Smith still holds many Virginia Tech rebounding records: game (36); season (495); career (1508); season per-game average (20.4); and career per-game average (17.1).
Smith is the state of Virginia's NCAA Division I leader in career average rebounds per game of all time.

He is still ranked 26th nationally for career average rebounds per game (17.1) and 24th nationally for total career rebounds (1508) as listed all-time for Division I players by the Official 2008 NCAA Men's Basketball Records Book. His career average rebound record of 17.1 rebounds per game is the current record for the State of Virginia.

In addition, Smith has the Southern Conference tournament rebounding records of 28 rebounds for a single game and 71 rebounds for three games. These records were established in 1960 and have been the Southern Conference tournament rebounding records for more than 50 years.

==Reputation and coverage==
According to the 2009–10 Virginia Tech basketball program, Smith "is regarded by many as the greatest basketball player in school history." In 2010, he was chosen to represent the Hokies at the annual 2010 Atlantic Coast Conference tournament's Legends Class. In 2010, ESPN selected Chris Smith as the "Best Player" in the history of the Virginia Tech Basketball program.

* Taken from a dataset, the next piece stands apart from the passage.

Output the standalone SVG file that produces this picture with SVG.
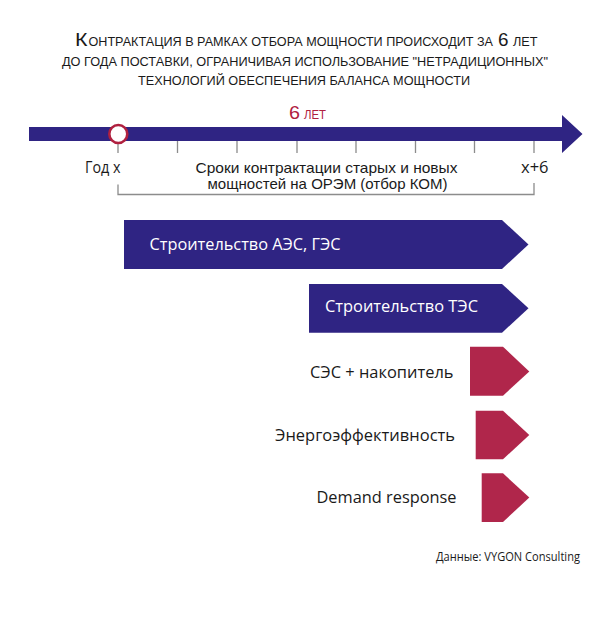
<svg xmlns="http://www.w3.org/2000/svg" width="612" height="618" viewBox="0 0 612 618">
<style>
text { font-family: "Open Sans", "Noto Sans", "DejaVu Sans", sans-serif; fill: #1a1a1a; }
.title { font-family: "Liberation Sans", Arial, sans-serif; font-size: 12.6px; }
.big { font-family: "Liberation Sans", Arial, sans-serif; font-size: 19px; }
.lbl { font-size: 16px; }
.plbl { font-family: "Liberation Sans", Arial, sans-serif; font-size: 15px; }
.wlbl { font-size: 17px; fill: #ffffff; }
.blbl { font-size: 17px; }
.rtx { fill: #b0203f; }
.blue { fill: #2f2483; }
.red { fill: #b0264b; }
.tick { stroke: #8c8c8c; stroke-width: 1.3; fill: none; }
</style>
<rect width="612" height="618" fill="#ffffff"/>
<g id="title">
  <text class="big" x="75" y="45.5" textLength="12.5" lengthAdjust="spacingAndGlyphs">К</text>
  <text class="title" x="88.5" y="45.5" textLength="404.5" lengthAdjust="spacingAndGlyphs">ОНТРАКТАЦИЯ В РАМКАХ ОТБОРА МОЩНОСТИ ПРОИСХОДИТ ЗА</text>
  <text class="big" x="498" y="45.5" textLength="10.5" lengthAdjust="spacingAndGlyphs">6</text>
  <text class="title" x="513" y="45.5" textLength="24.5" lengthAdjust="spacingAndGlyphs">ЛЕТ</text>
  <text class="title" x="62" y="65.5" textLength="486" lengthAdjust="spacingAndGlyphs">ДО ГОДА ПОСТАВКИ, ОГРАНИЧИВАЯ ИСПОЛЬЗОВАНИЕ "НЕТРАДИЦИОННЫХ"</text>
  <text class="title" x="138" y="85" textLength="332" lengthAdjust="spacingAndGlyphs">ТЕХНОЛОГИЙ ОБЕСПЕЧЕНИЯ БАЛАНСА МОЩНОСТИ</text>
</g>
<g id="timeline">
  <path class="blue" d="M29,127 H562 V115 L582.5,134 L562,153 V141 H29 Z"/>
  <text class="big rtx" x="289" y="119" textLength="11" lengthAdjust="spacingAndGlyphs">6</text>
  <text class="title rtx" x="304" y="119" textLength="22" lengthAdjust="spacingAndGlyphs">ЛЕТ</text>
</g>
<g id="connectors">
  <path class="tick" d="M118,143 V153 M177.5,141 V153 M237,141 V153 M297,141 V153 M356,141 V153 M415.5,141 V153 M474.5,141 V153 M534,141 V153"/>
  <path class="tick" d="M118,184.5 V194.5 H534 V183"/>
</g>
<g id="year-start">
  <circle cx="118.3" cy="134" r="9" fill="#ffffff" stroke="#b0203f" stroke-width="2.6"/>
  <text class="lbl" x="85" y="172.5" textLength="35.5" lengthAdjust="spacingAndGlyphs">Год x</text>
</g>
<g id="year-end">
  <text class="lbl" x="521" y="172.5" textLength="27.5" lengthAdjust="spacingAndGlyphs">x+6</text>
</g>
<g id="period-label">
  <text class="plbl" x="195.5" y="172.5" textLength="262" lengthAdjust="spacingAndGlyphs">Сроки контрактации старых и новых</text>
  <text class="plbl" x="207.5" y="188.8" textLength="240" lengthAdjust="spacingAndGlyphs">мощностей на ОРЭМ (отбор КОМ)</text>
</g>
<g id="npp-hpp">
  <path class="blue" d="M124,220 H502 L528.5,244.5 L502,269 H124 Z"/>
  <text class="wlbl" x="149.5" y="250" textLength="191" lengthAdjust="spacingAndGlyphs">Строительство АЭС, ГЭС</text>
</g>
<g id="tpp">
  <path class="blue" d="M309,284 H502 L528.5,308.3 L502,332.7 H309 Z"/>
  <text class="wlbl" x="325" y="312" textLength="153" lengthAdjust="spacingAndGlyphs">Строительство ТЭС</text>
</g>
<g id="solar-storage">
  <path class="red" d="M470,346.7 H503 L529.3,371.5 L503,395.7 H470 Z"/>
  <text class="blbl" x="310" y="378" textLength="143.5" lengthAdjust="spacingAndGlyphs">СЭС + накопитель</text>
</g>
<g id="efficiency">
  <path class="red" d="M475.7,410.7 H503 L529.3,435 L503,459.3 H475.7 Z"/>
  <text class="blbl" x="275" y="441" textLength="180" lengthAdjust="spacingAndGlyphs">Энергоэффективность</text>
</g>
<g id="demand-response">
  <path class="red" d="M481.7,473.3 H503 L529.3,497.5 L503,522 H481.7 Z"/>
  <text class="blbl" x="316.5" y="503" textLength="140" lengthAdjust="spacingAndGlyphs">Demand response</text>
</g>
<g id="source">
  <text x="436" y="561" style="font-size:12px" textLength="144" lengthAdjust="spacingAndGlyphs">Данные: VYGON Consulting</text>
</g>
</svg>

In 1959, Chris Smith was a First Team All-Southern Conference Selection. In 1960, he was a unanimous 1960 First Team All-Southern Conference Selection along with Jerry West. In 1961, Smith was the captain of the All-Southern Conference team. In 1960, he was selected as a Converse Second Team All-American.

Sports Illustrated featured the Virginia Tech basketball team on December 26, 1960. That issue stated the following: Clearly the best performer on the floor was Tech's 6-foot-6 center Chris Smith, who scored 24 points and had 21 rebounds. The next night he led Tech to an 81-54 victory over Baylor and was chosen as the Classic's most valuable player. He is a square-jawed, crew-cut battler whose sheer strength and spring will surely bring him All-American honors this year.

Frequent news articles still appear that document events during Smith's playing career such as Jennings Culley's July 22, 2001 article in the Richmond Times titled "Tech Basketball Recruits said 'Noe' to West Virginia"; Jack Bogaczyk's February 25, 2009 article about the second college basketball game in the Charleston Civic Center between Marshall and Virginia Tech; and MSN Sports November 16, 2008 article about Chuck Noe's successful basketball recruiting in West Virginia for Virginia Tech during the 1950s.